Predatory pricing also applies to international trade. Anti-dumping laws preclude foreign companies from dumping product onto domestic markets, which refers to selling large quantities of product at unusually low prices. Such actions by foreign competitors can drive domestic industries out of business, and in fact, there are frequent accusations that this is the intent of dumping. U.S. anti-dumping laws stipulate that the import price into the U.S. cannot be lower than the cost of production. The World Trade Organization found that the number of cases brought under anti-dumping laws increased 35% from 1995 to 2000.



The Downward Demand Spiral:

If sales price is established based on cost of production, and if cost of production includes an allocation of fixed costs, then the cost-based price will be a decreasing function of sales volume. Thus, if sales volume increases, the per-unit sales price decreases; and if sales volume decreases, the per-unit sales price increases. If in addition, the demand function is decreasing in price, which normally would be the case, then this situation can result in something called the downward demand spiral (occasionally called the death spiral; we accountants are so dramatic). 


Start with either a decrease in demand for the product, or an increase in fixed costs. The downward demand spiral refers to the reduction in demand that can occur if prices are raised to recover the higher fixed cost per unit of product, which in turn induces another price increase, because fixed costs must be recovered from a smaller customer base, which leads to another drop in demand, etc., etc.

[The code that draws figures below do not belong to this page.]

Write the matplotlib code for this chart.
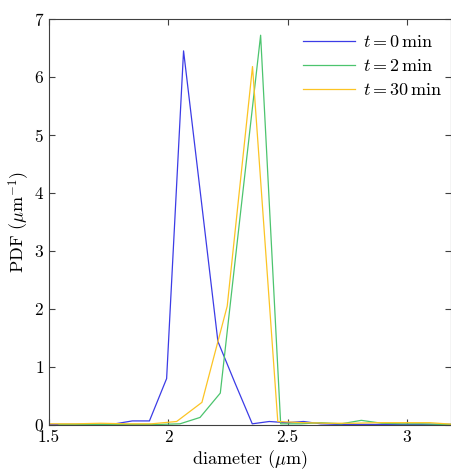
import matplotlib
matplotlib.use('Agg')
import matplotlib.pyplot as plt

plt.rcParams['font.family'] = 'serif'
plt.rcParams['font.serif'] = ['cmr10']
plt.rcParams['mathtext.fontset'] = 'cm'
plt.rcParams['axes.formatter.use_mathtext'] = True
plt.rcParams['font.size'] = 12

# t = 0 min
d0 = [1.490, 1.562, 1.634, 1.705, 1.777, 1.849, 1.921, 1.993, 2.064, 2.136,
      2.208, 2.280, 2.352, 2.423, 2.495, 2.567, 2.639, 2.711, 2.782, 2.854,
      2.926, 2.998, 3.070, 3.141, 3.213]
p0 = [0.01, 0.01, 0.01, 0.01, 0.02, 0.07, 0.07, 0.80, 6.45, 3.95,
      1.44, 0.72, 0.02, 0.06, 0.04, 0.06, 0.02, 0.01, 0.01, 0.01,
      0.01, 0.01, 0.01, 0.01, 0.01]

# t = 2 min
d2 = [1.542, 1.626, 1.711, 1.795, 1.880, 1.964, 2.049, 2.133, 2.218, 2.302,
      2.387, 2.471, 2.556, 2.640, 2.725, 2.809, 2.894, 2.978, 3.063, 3.147,
      3.232]
p2 = [0.01, 0.01, 0.01, 0.01, 0.01, 0.01, 0.02, 0.13, 0.55, 3.63,
      6.72, 0.02, 0.02, 0.04, 0.02, 0.08, 0.03, 0.02, 0.02, 0.01,
      0.01]

# t = 30 min
d30 = [1.505, 1.611, 1.717, 1.823, 1.929, 2.035, 2.141, 2.247, 2.353, 2.459,
       2.565, 2.671, 2.777, 2.883, 2.989, 3.095, 3.201]
p30 = [0.02, 0.02, 0.03, 0.02, 0.02, 0.06, 0.39, 2.05, 6.18, 0.06,
       0.04, 0.03, 0.03, 0.04, 0.04, 0.04, 0.01]

labels = [r'$t = 0\,\mathrm{min}$', r'$t = 2\,\mathrm{min}$', r'$t = 30\,\mathrm{min}$']
colors = ['#3c3ce6', '#4cc46e', '#fcc424']

fig = plt.figure(figsize=(4.52, 4.71), dpi=100)
ax = fig.add_axes([0.1084, 0.0977, 0.8894, 0.862])

ax.plot(d0, p0, color=colors[0], lw=0.9, label=labels[0])
ax.plot(d2, p2, color=colors[1], lw=0.9, label=labels[1])
ax.plot(d30, p30, color=colors[2], lw=0.9, label=labels[2])

ax.set_xlim(1.5, 3.185)
ax.set_ylim(0, 7)
ax.set_xticks([1.5, 2, 2.5, 3])
ax.set_xticklabels(['1.5', '2', '2.5', '3'])
ax.set_yticks(range(8))
ax.tick_params(direction='in', top=True, right=True, length=4, width=0.8,
               color='#404040', labelsize=12.5)
for s in ax.spines.values():
    s.set_color('#404040')
    s.set_linewidth(0.8)

ax.set_xlabel(r'diameter ($\mu$m)', fontsize=13, labelpad=2)
ax.set_ylabel(r'PDF ($\mu$m$^{-1}$)', fontsize=13, labelpad=1)

ax.legend(loc='upper right', bbox_to_anchor=(1.0, 0.985), frameon=False,
          handlelength=2.9, handletextpad=0.4, labelspacing=0.45,
          borderaxespad=0.1, fontsize=13)

fig.savefig('out.png', dpi=100)
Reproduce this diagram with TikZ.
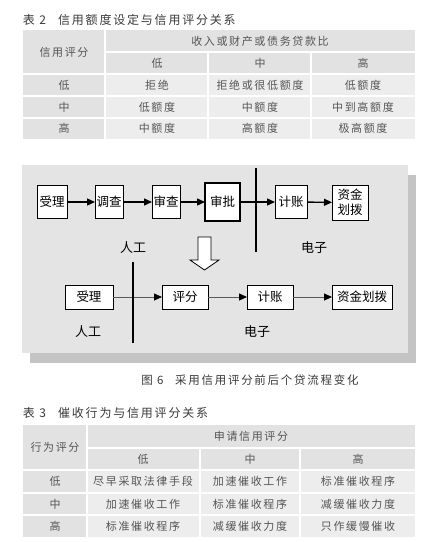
\documentclass[tikz,border=0pt]{standalone}
\usepackage{fontspec}
\setmainfont{Noto Sans CJK SC}
\newfontfamily\spaced[LetterSpace=15]{Noto Sans CJK SC}
\usetikzlibrary{arrows.meta}
\definecolor{headbg}{HTML}{E2E2E2}
\definecolor{cellbg}{HTML}{EDEDED}
\definecolor{tabtext}{HTML}{555555}
\definecolor{titletext}{HTML}{3A3A3A}
\definecolor{panelc}{HTML}{E4E4E4}
\definecolor{shadowc}{HTML}{C4C4C4}
\tikzset{
  tabtxt/.style={font=\spaced\fontsize{11}{12}\selectfont, text=tabtext},
  titletxt/.style={font=\spaced\fontsize{12}{13}\selectfont, text=titletext, anchor=west},
  sep/.style={white, line width=1.2pt},
  flowbox/.style={draw, fill=white, line width=0.8pt, font=\fontsize{12.5}{14}\selectfont, align=center},
  toparrow/.style={line width=1.4pt, -{Triangle[length=8pt,width=7pt]}},
  botarrow/.style={draw=black!65, line width=0.8pt, -{Triangle[length=8pt,width=7pt,color=black]}},
  divider/.style={line width=1.1pt},
  zone/.style={font=\fontsize{13}{14}\selectfont}
}
\begin{document}
\begin{tikzpicture}[x=1pt,y=-1pt, every node/.style={inner sep=0pt, outer sep=0pt}]
\useasboundingbox (0,0) rectangle (424,542);
\fill[white] (0,0) rectangle (424,542);

% ---------------- Table 2 ----------------
\node[titletxt] (t2title) at (23,20) {表 2\hspace{1em}信用额度设定与信用评分关系};
\fill[cellbg] (23,30) rectangle (415,139);
\fill[headbg] (23,30) rectangle (415,74);
\fill[headbg] (23,30) rectangle (105,139);
\draw[sep] (105,52) -- (415,52);
\draw[sep] (23,74) -- (415,74);
\draw[sep] (23,96) -- (415,96);
\draw[sep] (23,118) -- (415,118);
\draw[sep] (105,30) -- (105,139);
\draw[sep] (208,52) -- (208,139);
\draw[sep] (311,52) -- (311,139);
\node[tabtxt] (t2h0) at (64,52) {信用评分};
\node[tabtxt] (t2h1) at (260,41) {收入或财产或债务贷款比};
\node[tabtxt] (t2c1) at (157,63) {低};
\node[tabtxt] (t2c2) at (260,63) {中};
\node[tabtxt] (t2c3) at (363,63) {高};
\node[tabtxt] (t2r1) at (64,85) {低};
\node[tabtxt] (t2r2) at (64,107) {中};
\node[tabtxt] (t2r3) at (64,128.5) {高};
\node[tabtxt] (t2a1) at (157,85) {拒绝};
\node[tabtxt] (t2a2) at (260,85) {拒绝或很低额度};
\node[tabtxt] (t2a3) at (363,85) {低额度};
\node[tabtxt] (t2b1) at (157,107) {低额度};
\node[tabtxt] (t2b2) at (260,107) {中额度};
\node[tabtxt] (t2b3) at (363,107) {中到高额度};
\node[tabtxt] (t2d1) at (157,128.5) {中额度};
\node[tabtxt] (t2d2) at (260,128.5) {高额度};
\node[tabtxt] (t2d3) at (363,128.5) {极高额度};

% ---------------- Figure 6 ----------------
\fill[shadowc] (30,175) rectangle (416,363);
\fill[panelc] (22,165) rectangle (408,353);

\node[flowbox, minimum width=30pt, minimum height=33pt] (a1) at (52,202) {受理};
\node[flowbox, minimum width=28pt, minimum height=33pt] (a2) at (109,202) {调查};
\node[flowbox, minimum width=28pt, minimum height=33pt] (a3) at (166,202) {审查};
\node[flowbox, line width=1.4pt, minimum width=35pt, minimum height=38pt] (a4) at (222.5,202) {审批};
\node[flowbox, minimum width=32pt, minimum height=33pt] (a5) at (291,202) {计账};
\node[flowbox, minimum width=36pt, minimum height=35pt, font=\fontsize{12.5}{15}\selectfont] (a6) at (350,202.5) {资金\\划拨};
\draw[toparrow] (a1) -- (a2);
\draw[toparrow] (a2) -- (a3);
\draw[toparrow] (a3) -- (a4);
\draw[toparrow] (a4) -- (a5);
\draw[toparrow] (a5) -- (a6);
\coordinate (v1t) at (256,168);
\coordinate (v1b) at (256,252);
\draw[divider] (v1t) -- (v1b);
\node[zone] (z1) at (133,248) {人工};
\node[zone] (z2) at (314,248) {电子};

% block arrow
\draw[fill=white, line width=0.8pt] (198,237) -- (211,237) -- (211,260) -- (219,260) -- (204.5,270) -- (190,260) -- (198,260) -- cycle;

\node[flowbox, minimum width=48pt, minimum height=24pt] (b1) at (89,297) {受理};
\node[flowbox, minimum width=46pt, minimum height=24pt] (b2) at (185,297) {评分};
\node[flowbox, minimum width=46pt, minimum height=24pt] (b3) at (270,297) {计账};
\node[flowbox, minimum width=60pt, minimum height=24pt] (b4) at (362,297) {资金划拨};
\draw[botarrow] (b1) -- (b2);
\draw[botarrow] (b2) -- (b3);
\draw[botarrow] (b3) -- (b4);
\coordinate (v2t) at (133,262);
\coordinate (v2b) at (133,343);
\draw[divider] (v2t) -- (v2b);
\node[zone] (z3) at (88,332) {人工};
\node[zone] (z4) at (257,332) {电子};

\node[font=\spaced\fontsize{11.5}{13}\selectfont, text=titletext] (cap) at (250,380) {图 6\hspace{1em}采用信用评分前后个贷流程变化};

% ---------------- Table 3 ----------------
\node[titletxt] (t3title) at (23,413) {表 3\hspace{1em}催收行为与信用评分关系};
\fill[cellbg] (23,425) rectangle (415,537);
\fill[headbg] (23,425) rectangle (415,470);
\fill[headbg] (23,425) rectangle (87,537);
\draw[sep] (87,448) -- (415,448);
\draw[sep] (23,470) -- (415,470);
\draw[sep] (23,493) -- (415,493);
\draw[sep] (23,515) -- (415,515);
\draw[sep] (87,425) -- (87,537);
\draw[sep] (200,448) -- (200,537);
\draw[sep] (300,448) -- (300,537);
\node[tabtxt] (t3h0) at (55,447) {行为评分};
\node[tabtxt] (t3h1) at (251,436) {申请信用评分};
\node[tabtxt] (t3c1) at (143,459) {低};
\node[tabtxt] (t3c2) at (250,459) {中};
\node[tabtxt] (t3c3) at (358,459) {高};
\node[tabtxt] (t3r1) at (55,481) {低};
\node[tabtxt] (t3r2) at (55,504) {中};
\node[tabtxt] (t3r3) at (55,526) {高};
\node[tabtxt] (t3a1) at (143,481) {尽早采取法律手段};
\node[tabtxt] (t3a2) at (250,481) {加速催收工作};
\node[tabtxt] (t3a3) at (358,481) {标准催收程序};
\node[tabtxt] (t3b1) at (143,504) {加速催收工作};
\node[tabtxt] (t3b2) at (250,504) {标准催收程序};
\node[tabtxt] (t3b3) at (358,504) {减缓催收力度};
\node[tabtxt] (t3d1) at (143,526) {标准催收程序};
\node[tabtxt] (t3d2) at (250,526) {减缓催收力度};
\node[tabtxt] (t3d3) at (358,526) {只作缓慢催收};
\end{tikzpicture}
\end{document}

The downward demand spiral does not occur often, and when it does, it probably occurs most frequently for “internal sales” by service departments. In this setting, service departments might view demand as relatively inelastic, when in fact, user departments might be surprisingly creative in finding either less costly external service providers, or alternative in-house solutions. For example, there is a story about a downward demand spiral that supposedly occurred in the typing pool of a high-tech company in the 1970s or 1980s. The typing pool charged out its services on a per-page basis at a time when managers were becoming increasingly proficient with desktop computers and word-processing software. As managers became more proficient with the technology, their demand for the typing pool decreased, which resulted in higher per-page costs, which prompted more managers to avoid the typing pool, to the point where the cost-per-page was ridiculously high.